Needless to say, when opened to the floor once my ablutions had been attended to, the questionnaire in, eh, question sparked considerable controversy and several points of order: "I’ve never actually scuba-dived amongst colourful coral and exotic fish but I have snorkeled, does that count?" enquired one mate in desperation, when it dawned on him that he wasn’t half as mad as he thought he was.
After lengthy deliberations we decided to give it to him, on condition there were no jockeys or GAA players numbered among the six famous people he would need to be on nodding terms with in order to score a point for question 17.
"Can I have one point if I’ve never shagged anyone whose name I didn’t know, but have dragged myself around the room when I was so drunk I didn’t know my own name?" mused another chancer, craftily combining questions number 3 and 12 to good effect. Of course, when it was pointed out to him that he’d once paid for a prostitute (question 2) whose name he didn’t know (question 3), the cocky hoor only demanded a bonus point because he’d completely forgotten about the incident.

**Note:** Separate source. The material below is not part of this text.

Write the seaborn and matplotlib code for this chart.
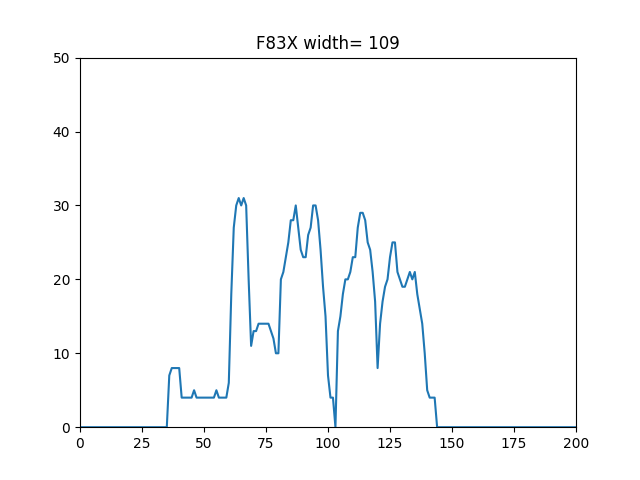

While space precludes me from reproducing the questionnaire in its entirety, suffice to say that if you are well traveled, have had a ridiculous hairstyle, lit farts and had extra-marital sex several people whose names you don’t know, while drunk, depressed and smack-ridden in a police cell with loud music playing in the background, then you are the very epitome of hedonism, intemperance and high-living. And, it should go without saying, an unspeakable tosser.
And speaking of hedonism, intemperance and high-living, it was with considerable sadness that I heard of Offaly hurler Johnny Pilkington’s decision to retire in the wake of the Faithful county’s recent championship defeat at the hands of Kilkenny. A man already assured of his own church window in Birr, Johnny’s scintillating skills on the hurling field, willingness to shoot from the lip in hilarious post-match interviews, roguish charm and fondness for fags and porter helped make him a firm favourite of all Irish folk with even a passing interest in the GAA.
Is it too much to hope that somebody in the RTE sports department might take note of his availability, insight, articulacy and comic value, and offer him a lucrative job as a pundit on The Sunday Game immediately? One hopes not. At the very least, he deserves his own chair on Questions & Answers.